Other theories for 1991 VG were canvassed in a 2008 paper published by the Royal Astronomical Society:
Its origin has been speculated to be a returning spacecraft, lunar ejecta or a low-inclination Amor- or Apollo-class object. The latter is arguably the more likely source…
Amor and Apollo are classes of Near Earth Asteroids. No mention of Steel’s fourth possibility.
The paper continues:
It has been speculated that 1991 VG might be a returning spacecraft because of its very Earth-like orbit and its peculiar spectrum, yet this hypothesis was rejected because it is unlikely that a heliocentric orbit was reached by a spacecraft with such a large projected area (Tancredi 1997). Another possibility is that 1991 VG and companions are lunar ejecta. Tancredi favours this as the most likely explanation because the alternative – dynamical evolution from the asteroid belt – has a very low probability.

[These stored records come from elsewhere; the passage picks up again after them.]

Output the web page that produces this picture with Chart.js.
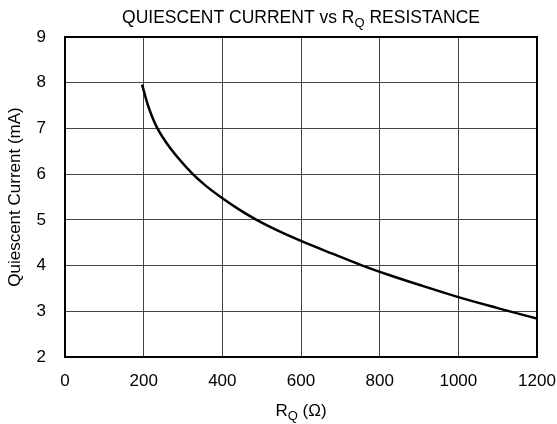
<!DOCTYPE html>
<html>
<head>
<meta charset="utf-8">
<script src="https://cdn.jsdelivr.net/npm/chart.js@4/dist/chart.umd.min.js"></script>
<style>
  html, body { margin: 0; padding: 0; background: #fff; }
  #wrap { width: 557px; height: 424px; }
</style>
</head>
<body>
<div id="wrap"><canvas id="chart" width="557" height="424"></canvas></div>
<script>
// R_Q resistance (ohm) vs quiescent current (mA)
var resistance = [196, 210, 220, 235, 260, 290, 325, 356, 394, 440, 487, 540, 600, 680, 756, 822, 900, 1000, 1100, 1200];
var current = [7.96, 7.53, 7.29, 7.0, 6.66, 6.33, 6.0, 5.76, 5.51, 5.24, 5.0, 4.77, 4.54, 4.26, 4.0, 3.80, 3.58, 3.31, 3.07, 2.84];

var xTicks = [0, 200, 400, 600, 800, 1000, 1200];
var yTicks = [2, 3, 4, 5, 6, 7, 8, 9];

var FONT = '"Liberation Sans", Arial, sans-serif';
var TXT = 17;

// draws text with a subscript part: parts = [[text, isSub], ...]
function drawSubText(ctx, parts, cx, y, size) {
    var subSize = Math.round(size * 0.75);
    var total = 0;
    parts.forEach(function(p) {
        ctx.font = (p[1] ? subSize : size) + 'px ' + FONT;
        total += ctx.measureText(p[0]).width;
    });
    var x = cx - total / 2;
    ctx.textAlign = 'left';
    ctx.textBaseline = 'alphabetic';
    parts.forEach(function(p) {
        ctx.font = (p[1] ? subSize : size) + 'px ' + FONT;
        ctx.fillText(p[0], x, p[1] ? y + 4 : y);
        x += ctx.measureText(p[0]).width;
    });
}

var decor = {
    id: 'decor',
    afterDraw: function(chart) {
        var ctx = chart.ctx;
        var a = chart.chartArea;
        ctx.save();
        ctx.strokeStyle = '#000';
        ctx.lineWidth = 2;
        ctx.strokeRect(a.left, a.top, a.right - a.left, a.bottom - a.top);
        ctx.fillStyle = '#000';
        var cx = (a.left + a.right) / 2;
        drawSubText(ctx, [['QUIESCENT CURRENT vs R', false], ['Q', true], [' RESISTANCE', false]], cx, 23, 17.5);
        drawSubText(ctx, [['R', false], ['Q', true], [' (\u03A9)', false]], cx, 416, TXT);
        ctx.restore();
    }
};

var data = resistance.map(function(r, i) { return { x: r, y: current[i] }; });

new Chart(document.getElementById('chart'), {
    type: 'scatter',
    data: {
        datasets: [{
            data: data,
            showLine: true,
            borderColor: '#000',
            borderWidth: 2.5,
            pointRadius: 0,
            cubicInterpolationMode: 'monotone'
        }]
    },
    options: {
        responsive: false,
        animation: false,
        layout: { padding: { left: 0, top: 37, right: 20, bottom: 0 } },
        plugins: { legend: { display: false }, tooltip: { enabled: false } },
        scales: {
            x: {
                type: 'linear',
                min: 0, max: 1200,
                afterBuildTicks: function(s) { s.ticks = xTicks.map(function(v) { return { value: v }; }); },
                afterFit: function(s) { s.height = 67; s.paddingLeft = 0; s.paddingRight = 0; },
                grid: { color: '#444', lineWidth: 1, drawTicks: false },
                border: { display: false },
                ticks: {
                    color: '#000', font: { family: FONT, size: TXT }, padding: 14, maxRotation: 0,
                    callback: function(v) { return String(v); }
                }
            },
            y: {
                type: 'linear',
                min: 2, max: 9,
                afterBuildTicks: function(s) { s.ticks = yTicks.map(function(v) { return { value: v }; }); },
                afterFit: function(s) { s.width = 65; s.paddingTop = 0; s.paddingBottom = 0; },
                grid: { color: '#444', lineWidth: 1, drawTicks: false },
                border: { display: false },
                ticks: { color: '#000', font: { family: FONT, size: TXT }, padding: 19 },
                title: {
                    display: true,
                    text: 'Quiescent Current (mA)',
                    color: '#000',
                    font: { family: FONT, size: TXT },
                    padding: { top: 5, bottom: 0 }
                }
            }
        }
    },
    plugins: [decor]
});
</script>
</body>
</html>
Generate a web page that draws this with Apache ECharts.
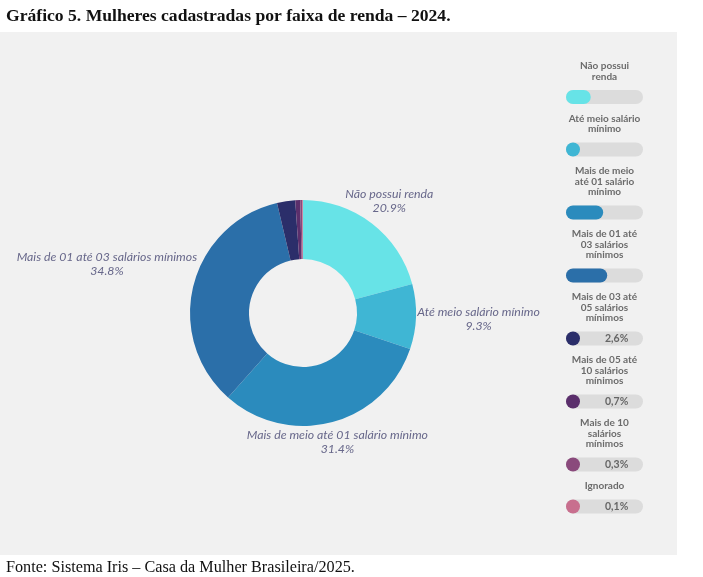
<!DOCTYPE html>
<html>
<head>
<meta charset="utf-8">
<script src="https://cdn.jsdelivr.net/npm/echarts@6/dist/echarts.min.js"></script>
<style>
html,body{margin:0;padding:0;background:#fff;}
#panel{position:absolute;left:0;top:32px;width:677px;height:523px;background:#f1f1f1;}
#chart{position:absolute;left:0;top:0;width:703px;height:577px;}
</style>
</head>
<body>
<div id="panel"></div>
<div id="chart"></div>
<script>
const titleText = 'Gráfico 5. Mulheres cadastradas por faixa de renda – 2024.';
const sourceText = 'Fonte: Sistema Iris – Casa da Mulher Brasileira/2025.';
const categories = ['Não possui renda', 'Até meio salário mínimo', 'Mais de meio até 01 salário mínimo', 'Mais de 01 até 03 salários mínimos', 'Mais de 03 até 05 salários mínimos', 'Mais de 05 até 10 salários mínimos', 'Mais de 10 salários mínimos', 'Ignorado'];
const legendNames = ['Não possui\nrenda', 'Até meio salário\nmínimo', 'Mais de meio\naté 01 salário\nmínimo', 'Mais de 01 até\n03 salários\nmínimos', 'Mais de 03 até\n05 salários\nmínimos', 'Mais de 05 até\n10 salários\nmínimos', 'Mais de 10\nsalários\nmínimos', 'Ignorado'];
const values = [20.9, 9.3, 31.4, 34.8, 2.6, 0.7, 0.3, 0.1];
const colors = ['#67e3e7', '#3fb6d4', '#2b8bbd', '#2b6fa9', '#2b2e6a', '#5b2f6c', '#8a4a7c', '#c86f8e'];

const chart = echarts.init(document.getElementById('chart'));
const labelColor = '#67678a';
const pieCenter = [303, 313];
const labelGap = 114;
const trackMax = 65;
const trackH = 14;
const legendLineH = 10.5;

const pieData = categories.map((c, i) => ({
  name: c, value: values[i],
  itemStyle: { color: colors[i] },
  label: { show: values[i] > 5 }
}));

// legend rows: one small grid per row, stacked like a text flow
const grids = [], xAxes = [], yAxes = [], legendSeries = [];
let rowY = 97;
categories.forEach((c, i) => {
  if (i > 0) rowY += 31.5 + legendLineH * legendNames[i].split('\n').length;
  grids.push({ left: 566, width: 77, top: rowY - trackH / 2, height: trackH });
  xAxes.push({ gridIndex: i, type: 'value', min: 0, max: trackMax, show: false });
  yAxes.push({ gridIndex: i, type: 'category', data: [c], show: false });
  legendSeries.push({
    type: 'bar', xAxisIndex: i, yAxisIndex: i,
    data: [trackMax],
    barWidth: trackH,
    itemStyle: { color: '#dcdcdc', borderRadius: 7 },
    label: {
      show: true, position: 'top', distance: 8,
      formatter: () => legendNames[i],
      fontFamily: 'Lato', fontWeight: 'bold', fontSize: 10, lineHeight: legendLineH, color: '#6b6b6b', align: 'center'
    },
    silent: true
  });
  legendSeries.push({
    type: 'bar', xAxisIndex: i, yAxisIndex: i,
    data: [values[i]],
    barWidth: trackH,
    barGap: '-100%',
    barMinHeight: trackH,
    itemStyle: { color: colors[i], borderRadius: 7 },
    label: {
      show: values[i] < 5,
      position: [39, 1.5],
      formatter: p => String(p.value).replace('.', ',') + '%',
      fontFamily: 'Lato', fontWeight: 'bold', fontSize: 10.5, color: '#666'
    },
    silent: true
  });
});

chart.setOption({
  animation: false,
  title: [
    { text: titleText, left: 1, top: 2, textStyle: { fontFamily: 'Liberation Serif', fontWeight: 'bold', fontSize: 17.6, color: '#111' } },
    { text: sourceText, left: 1, top: 555, textStyle: { fontFamily: 'Liberation Serif', fontWeight: 'normal', fontSize: 16.2, color: '#111' } }
  ],
  grid: grids,
  xAxis: xAxes,
  yAxis: yAxes,
  series: [
    {
      type: 'pie',
      center: pieCenter,
      radius: [54, 113],
      startAngle: 90,
      clockwise: true,
      data: pieData,
      label: {
        position: 'outside',
        overflow: 'none',
        lineHeight: 14,
        formatter: p => '{c|' + p.name + '}\n{c|' + p.value.toFixed(1) + '%}',
        rich: { c: { align: 'center', fontFamily: 'Lato', fontStyle: 'italic', fontSize: 12.3, color: labelColor, lineHeight: 14 } }
      },
      labelLine: { show: false, length: 4, length2: 0 },
      labelLayout: function (params) {
        if (!params.labelLinePoints || !params.labelRect) return {};
        const p0 = params.labelLinePoints[0];
        let dx = p0[0] - pieCenter[0], dy = p0[1] - pieCenter[1];
        const len = Math.sqrt(dx * dx + dy * dy) || 1;
        dx /= len; dy /= len;
        const hw = params.labelRect.width / 2, hh = params.labelRect.height / 2;
        const t = labelGap + dx * dx * hw + Math.abs(dy) * hh;
        return {
          x: pieCenter[0] + dx * t,
          y: pieCenter[1] + dy * t,
          align: 'center',
          verticalAlign: 'middle'
        };
      },
      emphasis: { disabled: true }
    }
  ].concat(legendSeries)
});
</script>
</body>
</html>
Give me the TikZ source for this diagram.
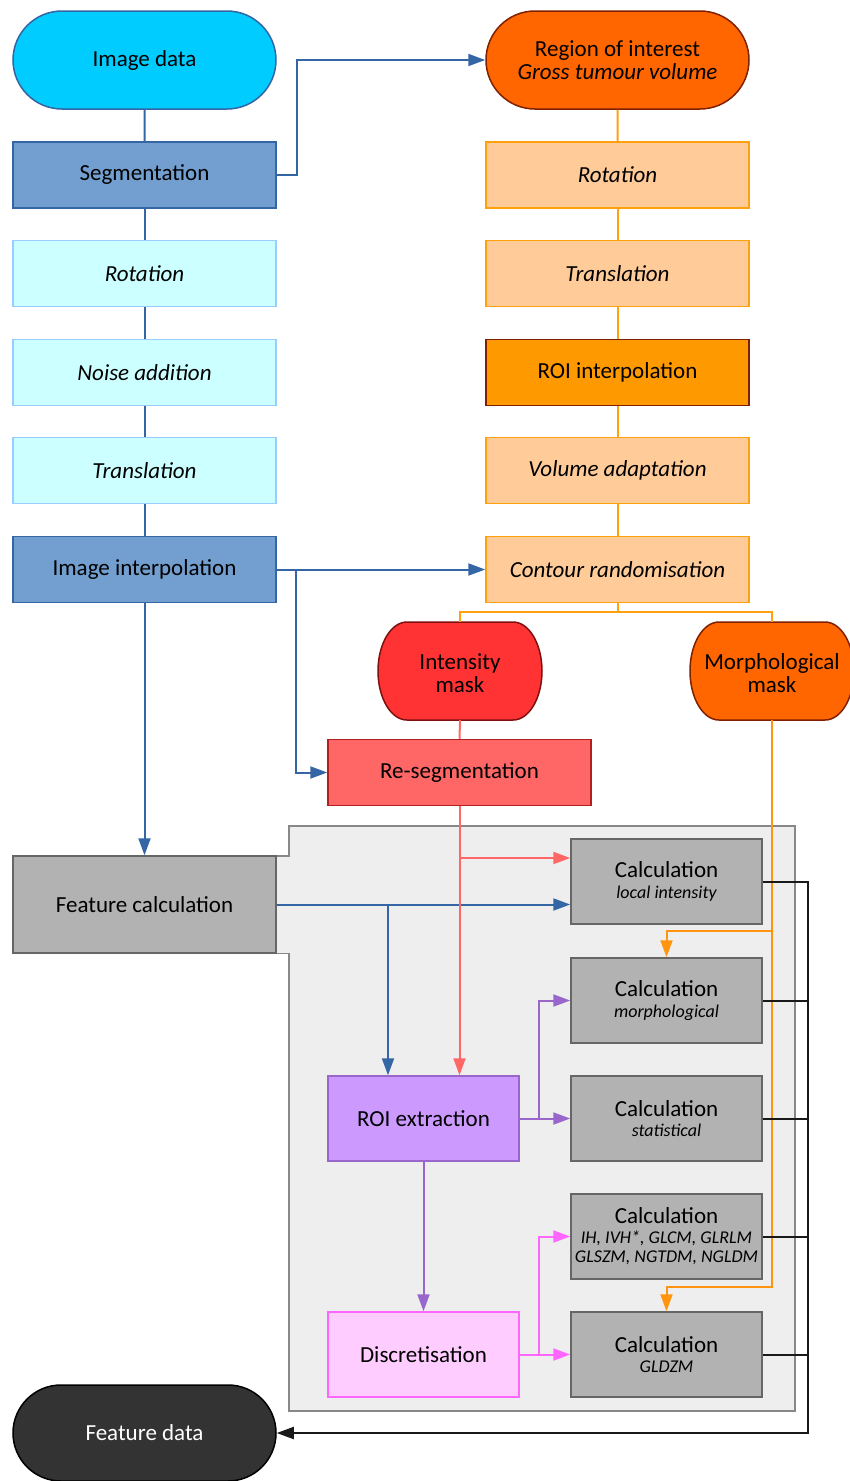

Lunar ejecta occur when a body strikes the moon and various-sized bits are ejected into the solar system. After a long discussion, the authors dismissed this possibility:
Hence the lunar ejecta hypothesis can be rejected.
Since one can most likely rule out spacecraft (Tancredi 1997) or lunar ejecta as the origin of these bodies, the most likely source is low-eccentricity Apollo and Amor asteroids.
But Scotti had dismissed the idea of an NEA 12 years earlier and the quoted Tancredi apparently thought it a highly unlikely explanation.
And that brings us back to where we started. A mystery.
Stay tuned for 2017. Will Labor be in power? Will Tony Abbott have been deported? Will Arthur Sinodinos be in gaol? Or, will other events overwhelm them all?
You never know, 1991 VG might be quite spacious inside.